If all the women were, by definition, “sola” then what purpose does this distinction serve? Beattie notes that some of it may simply have been habit: people were accustomed to making these distinctions for other purposes and retained them even when it made no difference to the tax. As with the men, there are strong correlations between the two types of labels. Female servants are always either “sola” (or with no marriage status given) and never maiden or widow. The same holds for those with listed occupations. Women identified as their father’s daughter are always labeled “puella” (maiden) and those identified as someone’s mother are unsurprisingly listed as widows. Those who have no relationship or occupational label fall into “sola” or “vidua” but never “puella”.
Shortcutting a lot of analysis, we see puella/maiden used to identify an unmarried girl still living at home. Vidua/widow (based on additional evidence) seems to carry two contrasting implications. For some there is a strong sense of inheriting the late husband’s tax basis, often indicating women who pay more than the basic assessment but have no occupation listed to account for a higher income. But just as often it occurs for women paying the minimum tax and seems to be used to flag them as in financial hardship due to a lack of (male) support. More than half the taxed women are servants, while perhaps 5% appear to be self-supporting by some other occupation. (The evidence of other rolls suggests that many may have been spinners, but higher assessments appear for women identified as brewers and ale sellers.) This low rate of self-employed singlewomen is not universal--the rolls for a different region list as much as 25% of unmarried women as “sola” but not as servants.
This chapter is concerned not so much with craft guilds but with “social guilds” which served as semi-social semi-religious associations that provided various types of support to members. An analysis of the organizational and membership documents of these guilds indicate that the assumed default member was a married man whose wife may or may not have also had membership privileges. All of them made allowances for single men to join, and many made explicit provision for single women as well. The expected relationships between these types of members can be seen most clearly in the payment of dues. [It may help to visualize modern gym memberships, with their initiation fees, monthly dues, and various options for family membership.]

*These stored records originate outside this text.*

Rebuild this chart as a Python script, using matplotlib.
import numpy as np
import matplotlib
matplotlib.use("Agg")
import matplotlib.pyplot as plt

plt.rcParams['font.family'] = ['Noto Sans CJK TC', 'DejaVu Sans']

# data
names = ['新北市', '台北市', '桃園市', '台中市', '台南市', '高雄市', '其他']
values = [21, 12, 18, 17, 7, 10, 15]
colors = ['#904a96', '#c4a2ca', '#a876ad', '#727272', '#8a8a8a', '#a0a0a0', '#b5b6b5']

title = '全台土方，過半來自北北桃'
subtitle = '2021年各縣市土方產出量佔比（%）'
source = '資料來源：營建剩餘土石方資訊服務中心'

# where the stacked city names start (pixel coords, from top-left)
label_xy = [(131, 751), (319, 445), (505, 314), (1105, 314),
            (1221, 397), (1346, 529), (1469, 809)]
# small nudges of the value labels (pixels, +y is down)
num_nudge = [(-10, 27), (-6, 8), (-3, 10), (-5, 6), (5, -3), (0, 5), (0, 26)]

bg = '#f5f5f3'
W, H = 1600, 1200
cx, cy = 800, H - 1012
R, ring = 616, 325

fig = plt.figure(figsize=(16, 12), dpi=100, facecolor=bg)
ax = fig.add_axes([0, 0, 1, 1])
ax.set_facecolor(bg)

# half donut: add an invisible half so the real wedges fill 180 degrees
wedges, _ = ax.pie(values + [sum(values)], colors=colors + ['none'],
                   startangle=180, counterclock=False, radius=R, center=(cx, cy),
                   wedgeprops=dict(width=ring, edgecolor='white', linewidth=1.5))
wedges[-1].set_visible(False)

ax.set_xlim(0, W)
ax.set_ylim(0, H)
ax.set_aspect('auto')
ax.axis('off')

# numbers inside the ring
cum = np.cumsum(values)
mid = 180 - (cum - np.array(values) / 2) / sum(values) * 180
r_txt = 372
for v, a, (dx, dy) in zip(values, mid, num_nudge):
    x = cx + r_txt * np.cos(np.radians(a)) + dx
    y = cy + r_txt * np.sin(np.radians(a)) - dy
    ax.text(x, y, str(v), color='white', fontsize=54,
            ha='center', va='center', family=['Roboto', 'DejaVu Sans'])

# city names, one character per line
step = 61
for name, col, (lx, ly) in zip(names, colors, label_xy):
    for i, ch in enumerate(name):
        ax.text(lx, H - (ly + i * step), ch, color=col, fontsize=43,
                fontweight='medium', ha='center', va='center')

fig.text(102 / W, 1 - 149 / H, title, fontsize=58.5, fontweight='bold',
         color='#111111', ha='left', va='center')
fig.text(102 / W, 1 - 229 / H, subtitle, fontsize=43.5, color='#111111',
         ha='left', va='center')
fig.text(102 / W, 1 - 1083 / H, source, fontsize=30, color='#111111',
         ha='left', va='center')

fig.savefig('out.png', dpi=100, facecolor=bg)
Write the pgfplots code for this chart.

Typically a new member would pay an initiation fee and then a regular annual (or quarterly) fee to maintain membership. In some cases, a wife would pay the same annual fee as her husband but have the initiation fee waived, but in other cases she could be a member without any additional fee. A single man would pay the initiation fee and regular dues, and if he married his wife would have the same discounts available as before. A single woman would pay the initiation fee and regular dues, but if she married her husband might enjoy a reduced initiation fee but it was not necessarily waived as for a new wife. An unmarried woman who was a sister of a guild member might sometimes get a “family rate” the same as if she were married to a guild member.
This all relates to women’s category labels in ways that suggest nuances of how women related to the guilds. Some guild documents make no reference to women as “singlewomen” at all, only as maidens (virgo, puella) or widows. While this may indicate that members gained membership through a male relative (fathers or late husbands), it may also be a means of advertising the good reputation of the guild members, that never-married female members are “virgins” with no whiff of the “have had sex but never married” sense that “singlewoman” could have in the moral literature. Over time, “singlewoman” (and “singleman”) begin being used more frequently, but in the case of women it is generally displacing “maiden” and thus indicating the never-married rather than simply the “not-currently-married”.
This chapter includes a great deal of interesting information on the membership and dynamics of social guilds in 14-16th century England, but that pretty much sums up the material of relevance to the lives and possibilities of never-married women.
Medieval English practice allowed for a fair amount of variability in how a specific person was named in a legal document. Surnames were not fixed and the popularity of certain given names, occupations, and descriptive nicknames meant that the clear distinction of individuals could be difficult. The Statute of Additions instituted in 1413 attempted to address the problem of clear and distinct identification by suggesting specific types of additional personal designations for use. [Note: I have a separate fascination for historic naming practices and the factors that affected how people were identified and distinguished. I confess I’d never heard of the Statute of Additions before and now I want to look into it further. One serious philosophical issue in discussing naming practices is determining the rather hazy dividing line between “names” and “descriptions of identity”.] Among the “additions” suggested for distinguishing women was “singlewoman”. Although it was suggested for any unmarried woman, in actual use, widows were more often identified by that more specific status, and therefore “singlewoman” was, in practice, a label for the never-married.
In fact, the appearance and increasing frequency of use of the term “singlewoman” in English documents of all types corresponds closely to the Statute of Additions, and a causal relationship can be supported by looking at other terms recommended by the Statute, such as the use of “gentleman” and the regular addition of the place of residence to names.
Among the discussions of suitable additions, “singlewoman” and “widow” are both approved for distinguishing women, whereas “maid” or “virgin” do not appear in the guidelines and “servant” is dismissed as too vague and not sufficiently attentive to social status. This correlation does not mean that the use of “singlewoman” was entirely driven by legal use. The earliest known attestations are all from non-legal contexts. The increasing appearance in documents is due to the adoption of the everyday descriptive term as a legal “term of art”. But even in legal contexts, the use of singlewoman was not simply for its distinguishing value, but tended to be used when the status of being single and never-married was relevant, as when discussing an inheritance that would be designated for a woman’s dowry, or when a resident of York was granted the “freedom of the city” (i.e., given independent legal rights within the city) which would not have been relevant if she had been married.
The text of the chapter provides an extensive array of examples of contexts in which women are identified as singlewomen in 14-16th c. legal and civic records. (There is a bit of a side discussion noting that when “spinster” is used to identify women in 16th century records, it is clearly a literal occupational term--which can be held by married women--and not the designation of a never-married woman that later evolved.)